Matter of Kearns v. Bd. of Education

The petitioners were licensed for the position of "teacher clerk" in New York city elementary schools. In or about 1921 they were appointed as teacher clerks and assigned to continuation schools. One of them, who was serving in the public schools, was transferred to a continuation school. In 1927, the Commissioner of Education issued a ruling that continuation schools were to be deemed secondary schools and of the same grade as high schools. Thereupon, a regular continuation school organization was set up by the Board of Education in its by-laws. These by-laws specifically provided for the position of "clerical assistant" in continuation schools, but omitted the position of "teacher clerk." The petitioners were then informed that in order to qualify for the position of clerical assistant in continuation schools, they would have to comply with the requirements set up and take an examination. By reason of their past service in the continuation schools, the written examination was waived as to them, and they took an interview examination and a performance test. They were informed that this would entitle them to have their names placed on *Page 64 the eligible list with the names of those derived from the open competitive examination, but that it would not entitle them to an appointment as clerical assistant in any but a continuation school. "Therefore, persons entitled to exemption from the written examination for license as clerical assistant in continuation schools by virtue of continuation school service, should take the written examination if they desire to obtain a license as clerical assistant in day high schools, or in evening high, trade or industrial art schools, or if they believe that they can improve their prospective eligible list standing by taking the written examination."

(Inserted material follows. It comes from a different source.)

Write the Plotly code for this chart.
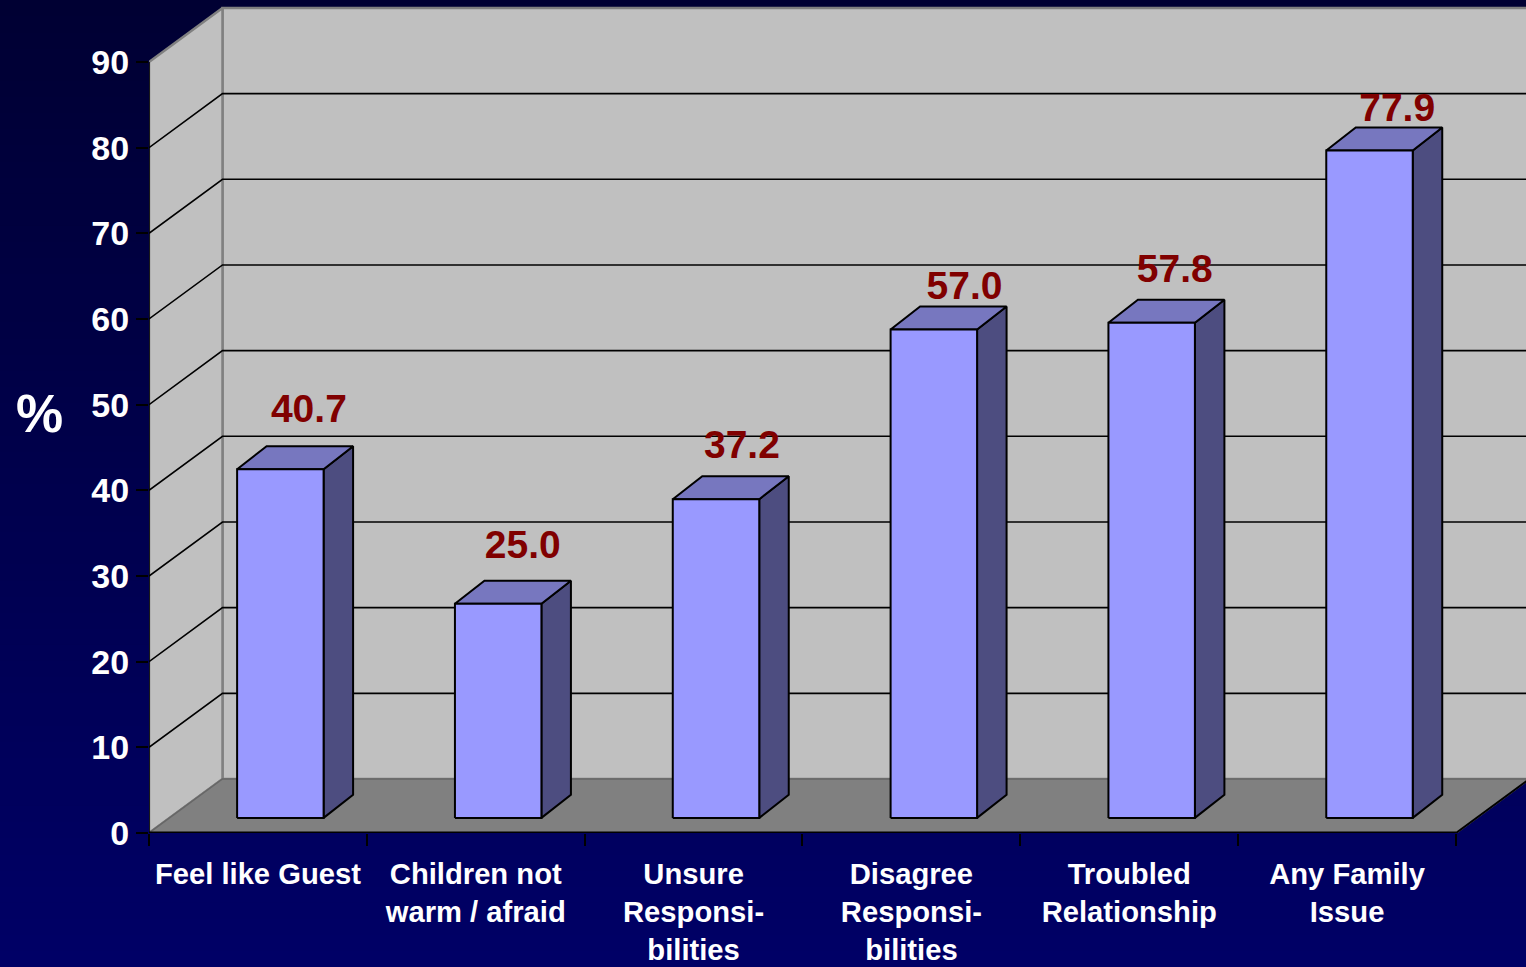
import plotly.graph_objects as go

categories = ["Feel like Guest", "Children not<br>warm / afraid", "Unsure<br>Responsi-<br>bilities",
              "Disagree<br>Responsi-<br>bilities", "Troubled<br>Relationship", "Any Family<br>Issue"]
values = [40.7, 25.0, 37.2, 57.0, 57.8, 77.9]
value_labels = ["40.7", "25.0", "37.2", "57.0", "57.8", "77.9"]
y_ticks = [0, 10, 20, 30, 40, 50, 60, 70, 80, 90]

# hand-placed label offsets, as in the source chart
label_dx = [0.734, 0.716, 0.722, 0.744, 0.709, 0.73]
label_dy = [6.7, 6.5, 5.9, 4.7, 5.9, 4.6]

W, H = 1526, 967
L, B = 149, 134
PX_X = 217.83      # pixels per category
PX_Y = 8.567       # pixels per percent
DX = 73.5 / PX_X   # depth offset of the chart box, in x units
DY = 54 / PX_Y     # depth offset of the chart box, in y units
BAR_LEFT, BAR_W = 0.31, 0.397
D0 = 0.28          # bar front position in depth
BAR_DX = 29.5 / PX_X
BAR_DY = 23 / PX_Y
N = len(values)

GRID = "#000000"
WALL = "#C0C0C0"
EDGE = "#808080"
FLOOR = "#808080"
FLOOR_EDGE = "#666666"
FRONT = "#9999FF"
TOP = "#7777BF"
SIDE = "#4D4D80"

fig = go.Figure()


def poly(xs, ys, fill=None, color="#000000", width=2):
    fig.add_trace(go.Scatter(
        x=xs, y=ys, mode="lines", fill="toself" if fill else "none",
        fillcolor=fill, line=dict(color=color, width=width),
        hoverinfo="skip", showlegend=False))


# walls and floor
poly([DX, N + DX, N + DX, DX, DX], [DY, DY, 90 + DY, 90 + DY, DY], WALL, EDGE, 2.5)
poly([0, DX, DX, 0, 0], [0, DY, 90 + DY, 90, 0], WALL, EDGE, 2.5)
poly([0, DX, N + DX, N, 0], [0, DY, DY, 0, 0], FLOOR, EDGE, 2)
poly([0, DX, N + DX], [0, DY, DY], None, FLOOR_EDGE, 1.5)

# gridlines
for t in y_ticks[1:-1]:
    poly([0, DX, N + DX], [t, t + DY, t + DY], None, GRID, 1.6)
poly([0, 0], [0, 90], None, GRID, 1.6)

# bars
for i, v in enumerate(values):
    x0 = i + BAR_LEFT
    x1 = x0 + BAR_W
    sx0, sy0 = D0 * DX, D0 * DY
    sx1, sy1 = sx0 + BAR_DX, sy0 + BAR_DY
    xl, xr = x0 + sx0, x1 + sx0
    bxl, bxr = x0 + sx1, x1 + sx1
    poly([xr, bxr, bxr, xr, xr], [sy0, sy1, v + sy1, v + sy0, sy0], SIDE)
    poly([xl, xr, bxr, bxl, xl], [v + sy0, v + sy0, v + sy1, v + sy1, v + sy0], TOP)
    poly([xl, xr, xr, xl, xl], [sy0, sy0, v + sy0, v + sy0, sy0], FRONT)

# front floor edges
poly([0, N], [0, 0], None, "#000000", 3)
poly([N, N + DX], [0, DY], None, "#000000", 2)

# value labels
fig.add_trace(go.Scatter(
    x=[i + d for i, d in enumerate(label_dx)],
    y=[v + D0 * DY + d for v, d in zip(values, label_dy)],
    mode="text", text=value_labels, textposition="middle center",
    textfont=dict(family="Liberation Sans", size=39, color="#800000", weight=700),
    hoverinfo="skip", showlegend=False))

# page gradient
STEPS = 60
shapes = []
for s in range(STEPS):
    f = s / (STEPS - 1)
    shapes.append(dict(
        type="rect", xref="paper", yref="paper", layer="below",
        x0=-L / (W - L), x1=1,
        y0=1 - (s + 1) / STEPS * H / (H - B) - 0.001,
        y1=1 - s / STEPS * H / (H - B),
        fillcolor=f"rgb(0,0,{round(51 + f * 51)})", line=dict(width=0)))

fig.update_layout(
    width=W, height=H, autosize=False,
    margin=dict(l=L, r=0, t=0, b=B, pad=0),
    paper_bgcolor="#000050", plot_bgcolor="rgba(0,0,0,0)",
    showlegend=False, shapes=shapes,
    annotations=[dict(text="%", xref="paper", yref="paper", x=(39 - L) / (W - L),
                      y=(H - B - 413) / (H - B), showarrow=False,
                      xanchor="center", yanchor="middle",
                      font=dict(family="Liberation Sans", size=53, color="#FFFFFF", weight=700))],
    xaxis=dict(
        range=[0, (W - L) / PX_X], showgrid=False, zeroline=False, showline=False,
        tickmode="array", tickvals=[i + 0.5 for i in range(N)], ticktext=categories,
        ticks="outside", ticklen=15, tickcolor="rgba(0,0,0,0)", tickangle=0,
        tickfont=dict(family="Liberation Sans", size=29.2, color="#FFFFFF", weight=700),
        minor=dict(tickmode="array", tickvals=list(range(N + 1)), ticks="outside",
                   ticklen=12, tickwidth=2, tickcolor="#000000", showgrid=False),
    ),
    yaxis=dict(
        range=[0, (H - B) / PX_Y], showgrid=False, zeroline=False, showline=False,
        tickmode="array", tickvals=y_ticks, ticktext=[str(t) for t in y_ticks],
        ticks="outside", ticklen=12, tickwidth=2, tickcolor="#000000",
        ticklabelstandoff=0,
        tickfont=dict(family="Liberation Sans", size=34, color="#FFFFFF", weight=700),
    ),
)

fig.write_html("out.html", config=dict(displayModeBar=False),
               post_script="document.body.style.margin='0';document.documentElement.style.overflow='hidden';")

After they had taken the interview examination and the performance test, the names of the petitioners were placed upon an eligible list for the position of clerical assistant along with the names of those who had taken the open competitive examination. Thereafter, the petitioners continued to perform the clerical work in the continuation schools where they had been prior to the examination. They were not, however, designated as clerical assistants on the payroll of the Board of Education, and did not receive the salary provided for clerical assistants.

The eligible list for clerical assistants upon which their names appeared expired on January 30, 1933, and the statute (L. 1933, ch. 146) purporting to revive this list was enacted in April, 1933. On April 5, 1935, the petitioners began a proceeding before the Commissioner of Education to require the Board of Education to make appointments from the eligible list of clerical assistants to the positions occupied by the petitioners. The Commissioner held that since continuation schools were to be considered as of high school grade, the positions should be filled by clerical assistants, and he directed that appointments be made from the eligible list. Shortly thereafter this Court held that the attempted revival of an expired eligible list was unconstitutional. (Hurley v. Board of Education, *Page 65 270 N.Y. 275.) Because of this decision the Board of Education made no appointments from the expired eligible list upon which the petitioners' names appeared. The petitioners then amended their petition and substituted a prayer for an order commanding the Board of Education to designate them as clerical assistants in continuation schools as of September 9, 1929, with all the emoluments and benefits thereof. The Special Term, by its resettled order, directed the Board of Education to designate the petitioners on all licenses, records and payrolls of the Board as clerical assistants in continuation schools as of April 5, 1935, with all the emoluments and benefits thereof, and to pay each of them a sum equivalent to the difference between the salary each should have received for the period commencing April 5, 1935, based upon the appointment of each of them as clerical assistants in continuation schools as of April 5, 1935, and the salary received by each of them in such employment since April 5, 1935, with appropriate interest. The Appellate Division reversed, holding that the petitioners were never appointed to the position of clerical assistant, and that, in the absence of a valid appointment, they could not be designated as incumbents even though they performed the duties of the position.

There can be no doubt that the petitioners were never appointed formally or otherwise to the position of clerical assistant. Nor can it be said that this was a mere technical omission which can be overlooked. That there was no intention to appoint them as clerical assistants is shown by the fact that they were never paid the salary provided for that position, and there was no provision for them as clerical assistants on the payroll of the Board of Education. To hold, despite this, that they should be deemed to have been appointed since they continued in the position and did the clerical work in the continuation schools, would amount to an evasion of the civil service *Page 66 laws. These statutes provided that appointments in the competitive class are to be made from among those graded highest in open competitive examinations, and that the appointment shall be from the first three persons on the appropriate eligible list. (Education Law, § 872 (5) [Cons. Laws, ch. 16]; see Civil Service Law, § 14 [Cons. Laws, ch. 7].) The petitioners' delay in acting has created this situation and there is no escape from the statutory requirements. The petitioners were not the only ones on the eligible list. Among the seventeen at the head of the list there were eight names besides those of the petitioners. One of the petitioners headed the list. But there are three other names before we come to the name of another petitioner.

The petitioners now ask the court to designate them nunc protunc to the title and salary to which they have never been appointed. Under these circumstances, to hold that the petitioners are deemed to have been appointed when they were in fact not so appointed, merely because they continued to do the work, would constitute a direct violation of the law.

The order appealed from should be affirmed, with costs.